I am particularly interested in better understanding the role of clay minerals on wood decomposition. To address the existing knowledge gap, I developed a long-term, highly controlled mesocosm study that investigated wood decomposition in relation to two clay types (kaolinite and montmorillonite), three clay amounts (8%, 16%, 24%), three incubation temperatures (10°C, 20°C, 30°C), and three placements with respect to soil (in the mineral soil, on the soil surface, on top of the litter layer). Findings from this incubation study have been published in the journal Ecosphere.
Soil organic carbon stabilization is also a function of topography. Erosion and deposition processes can largely affect soil organic carbon stabilization through processes of renewal and burial, among others. Topographic features, such as slope and curvature, control rates of soil translocation and, consequently, can affect quantity and quality of soil organic carbon along a hillslope system. Erosion can expose more fresh mineral surfaces, which can incorporate fresh and more labile carbon that will become part of the ‘new’ topsoil. Conversely, depositional processes may lead to long-term soil organic carbon stabilization through burial at depositional sites. My work so far has produced the following publication:
Fissore, C., Dalzell, B. J., Berhe, A.A., Voegtle, M.*, Evans, M.*, Wu, A. 2016. Influence of topography on SOC dynamic in a Southern California grassland. Catena 149: 140-149 DOI: 10.1016/j.catena.2016.09.016
Soil health in sustainable agriculture production in California
Coffee is a new crop for Southern California and there is lack of knowledge concerning the potential role of growing organic coffee-avocado intercropping in sustainable agriculture. Therefore, it is my goal to investigate and compare soil quality and water use efficiency of intercropping systems, and specifically, in more traditional avocado orchards in the area.

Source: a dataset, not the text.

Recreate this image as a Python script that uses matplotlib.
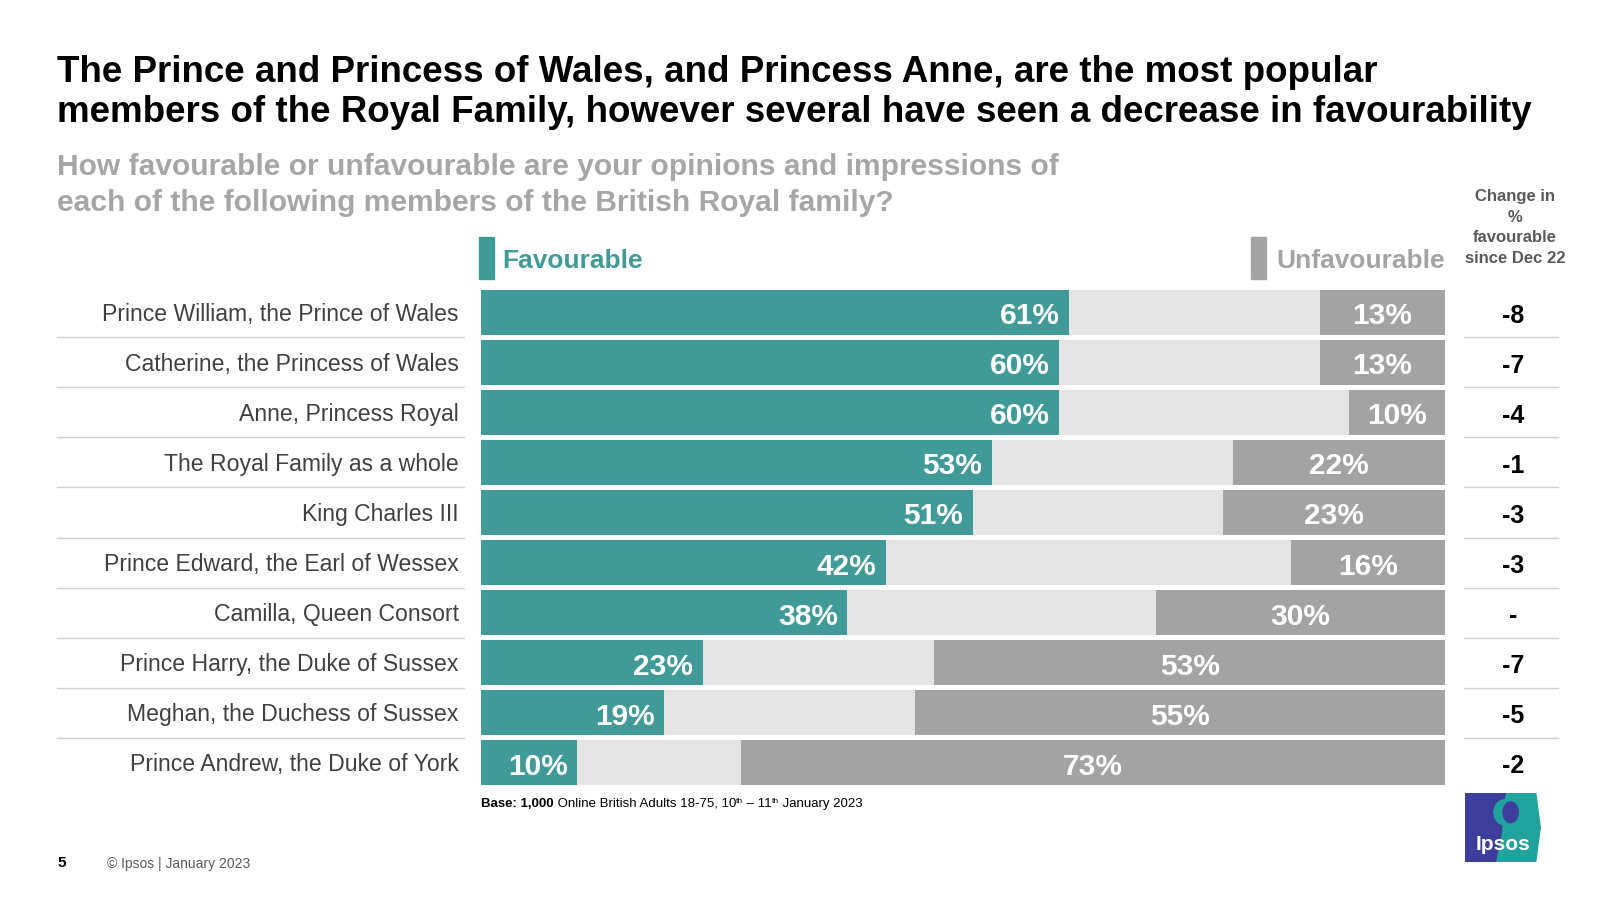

Urban ecosystems, being characterized by high population density and large input and output fluxes of elements and material, are considered biogeochemical hotspots. There is growing interest in the role of urban ecosystems in the global cycling of elements, especially in consideration of the role played by human decisions and behavioral factors on such cycles. With my work, in collaboration with the Twin Cities Household Ecosystem Project (TCHEP) team at the University of Minnesota (https://www.tchep.umn.edu), I investigated biophysical drivers of carbon, nitrogen, and phosphorus cycles in an urban-to-suburban gradient in Saint Paul, MN. One aspect of the research focuses on biogeochemical fluxes within the residential landscape. Based on the extensive survey and field-derived dataset obtained by our team, I analyzed fluxes of carbon, nitrogen, and phosphorus through the residential landscape.Our work highlighted the important role played by individuals’ decisions and behaviors in affecting residential fluxes through the landscape. Additionally, the study informed on potential sources of urban pollution from the residential landscape.